The other day, I received an invitation to an event at the Brookings Institution called “The new American dream: Retirement security.” This seemed right up my alley, so I clicked through to see the event details. The description starts off with some generic language:
“The American dream has drawn millions to the ‘land of opportunity’ and long encapsulated the idea that every citizen has the right to improve their lives. Yet, the current state of the U.S. retirement system may threaten the ability of some to fully achieve the American dream by ensuring their health and quality of life in retirement.”
I naturally found myself nodding along, since the inadequacy of our old age insurance programs is a subject near to my heart. The description continued:
“The traditional three-legged stool of retirement—social security, pension, and retirement savings—is transforming into a wobbly one-legged stool,”
so far, so good,
“with personal savings and investment providing the only retirement security.”
Social Security is the only source of income security in retirement
It’s been a while since I’ve written about Social Security, so let’s do a quick refresher on how the program works:
- any time between age 62 and age 70, you can claim an old age benefit based on your income in the highest 35 wage-inflation-adjusted years for which you reported earnings;
- the longer you wait after turning 62, the higher your benefit is;
- your benefit will never fall;
- and your benefit is adjusted upward for inflation each year.
Because the benefit is paid in US dollars by the United States federal government, the system can never go bankrupt. This is retirement security.
Personal savings and investment provide income, not security
What is the difference between income and security?
First, income fluctuates. If your savings are in a savings account then the interest rate might fluctuate monthly or quarterly. If they’re in a CD ladder, then each time a CD matures you’re forced to reinvest the principle at the currently prevailing interest rate. If they’re in stocks, bonds, or mutual funds, then the dividends and coupon payments you receive will likewise fluctuate along with interest rates and economic conditions.
Second, income is risky. If you don’t have control over when you sell your investments, you risk selling them at depressed prices, permanently impairing your ability to generate additional income in the future.
Finally, income is vulnerable to inflation. The very safest federally insured deposits may pay little or nothing in excess of inflation, meaning to generate real income you need to draw down your principal or invest in riskier assets.
No one in their right mind should confuse personal savings and investment for retirement security. So why did the Brookings Institution?
The risks of specialized knowledge
If you said to me, “Social Security succeeded in lowering the elder poverty rate from 35% in 1965 to 10% in 1995, but some elderly people are still in poverty,” I would say, “that’s because Social Security benefits are too low and the minimum benefit needs to be raised so no seniors live in poverty.”
If you said to me, “many children in the United States live in poverty,” I would say, “that’s because children don’t earn income, while requiring adult supervision, and we need a universal child allowance that reflects that fact.”

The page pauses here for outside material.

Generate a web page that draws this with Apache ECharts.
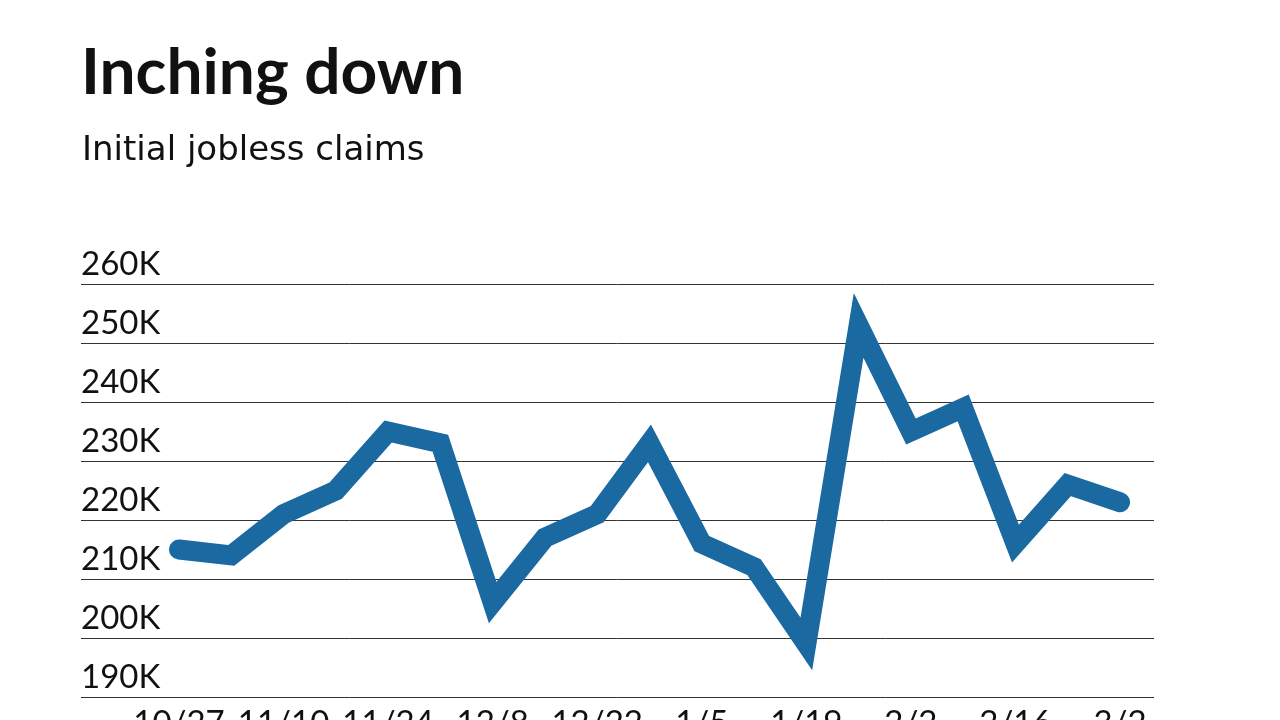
<!DOCTYPE html>
<html>
<head>
<meta charset="utf-8">
<script src="https://cdn.jsdelivr.net/npm/echarts@6/dist/echarts.min.js"></script>
<style>
html,body{margin:0;padding:0;background:#fff;}
#chart{width:1280px;height:720px;}
</style>
</head>
<body>
<div id="chart"></div>
<script>
const titleText = "Inching down";
const subtitleText = "Initial jobless claims";
const weeks = ["10/27","11/3","11/10","11/17","11/24","12/1","12/8","12/15","12/22","12/29","1/5","1/12","1/19","1/26","2/2","2/9","2/16","2/23","3/2"];
const claims = [215000,214000,221000,225000,235000,233000,206000,217000,221000,233000,216000,212000,199000,253000,235000,239000,216000,226000,223000];
const yMin = 190000, yMax = 260000, yStep = 10000;

const chart = echarts.init(document.getElementById('chart'));
const font = 'Lato';
chart.setOption({
  backgroundColor: '#fff',
  animation: false,
  title: [
    {text: titleText, left: 76, top: 36, textStyle: {fontFamily: font, fontWeight: 'bold', fontSize: 64, color: '#111'}},
    {text: subtitleText, left: 77, top: 129, textStyle: {fontFamily: 'DejaVu Sans', fontWeight: 'normal', fontSize: 34, color: '#111'}}
  ],
  grid: [
    {left: 81, right: 126, top: 284, bottom: 23, outerBoundsMode: 'none', containLabel: false},
    {left: 179, right: 160, top: 284, bottom: 23, outerBoundsMode: 'none', containLabel: false}
  ],
  xAxis: [
    {gridIndex: 0, type: 'category', data: weeks, show: false},
    {gridIndex: 1, type: 'category', data: weeks, boundaryGap: false,
     axisLine: {show: false}, axisTick: {show: false},
     axisLabel: {interval: 1, fontFamily: font, fontSize: 33, color: '#111', margin: 10}}
  ],
  yAxis: [
    {gridIndex: 0, type: 'value', min: yMin, max: yMax, interval: yStep,
     axisLine: {show: false}, axisTick: {show: false},
     splitLine: {show: true, lineStyle: {color: '#333', width: 1}},
     axisLabel: {inside: true, margin: 0, align: 'left', verticalAlign: 'bottom', padding: [0,0,3,0],
       fontFamily: font, fontSize: 33, color: '#111',
       formatter: v => (v/1000) + 'K'}},
    {gridIndex: 1, type: 'value', min: yMin, max: yMax, interval: yStep, show: false, splitLine: {show: false}}
  ],
  series: [{
    type: 'line', xAxisIndex: 1, yAxisIndex: 1, data: claims,
    symbol: 'none', silent: true,
    lineStyle: {color: '#1b69a1', width: 20, cap: 'round', join: 'miter', miterLimit: 20}
  }]
});
</script>
</body>
</html>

Specialized knowledge, the kind of knowledge possessed by scholars at the Brookings Institution, makes it very difficult for people to identify problems and propose solutions that address them directly. Once you know that 401(k) accounts exist, but that most people don’t have access to them, and most people who do have access to them don’t participate in them, then it’s the most natural thing in the world to find yourself talking about how to expand access to 401(k) plans, how to increase participation, how to increase the quality of the investment options, how to ensure people are getting unbiased investment advice, etc, and calling that a set of solutions to “retirement security.”
But those questions are all downstream from, “how do we provide retirement security to elderly Americans?” That’s a question we already know the answer to: bigger Social Security checks.
Likewise, once you know the Social Security Administration collects more money than it spends and saves that money in a “trust fund” that will be used to pay benefits once outlays begin to exceed FICA tax revenue, and that the “trust fund” will be “exhausted” in 2034, then it’s natural to start frantically wondering what combination of benefit cuts and payroll tax increases will be necessary to make the program “solvent.”
But if all you want to know is “how will the federal government pay for Social Security benefits in the future?” then the answer is obvious: the same way it pays all its other bills, a combination of corporate and individual taxes, estate taxes, licensing fees, seignorage, and debt. My preference would be fewer wars, higher taxes, and less debt, while if you’re a Republican your preference might be for more wars, lower taxes, and more debt, but there’s no use pretending Social Security benefits pose some unique threat to the Republic. That is the risk of specialized knowledge.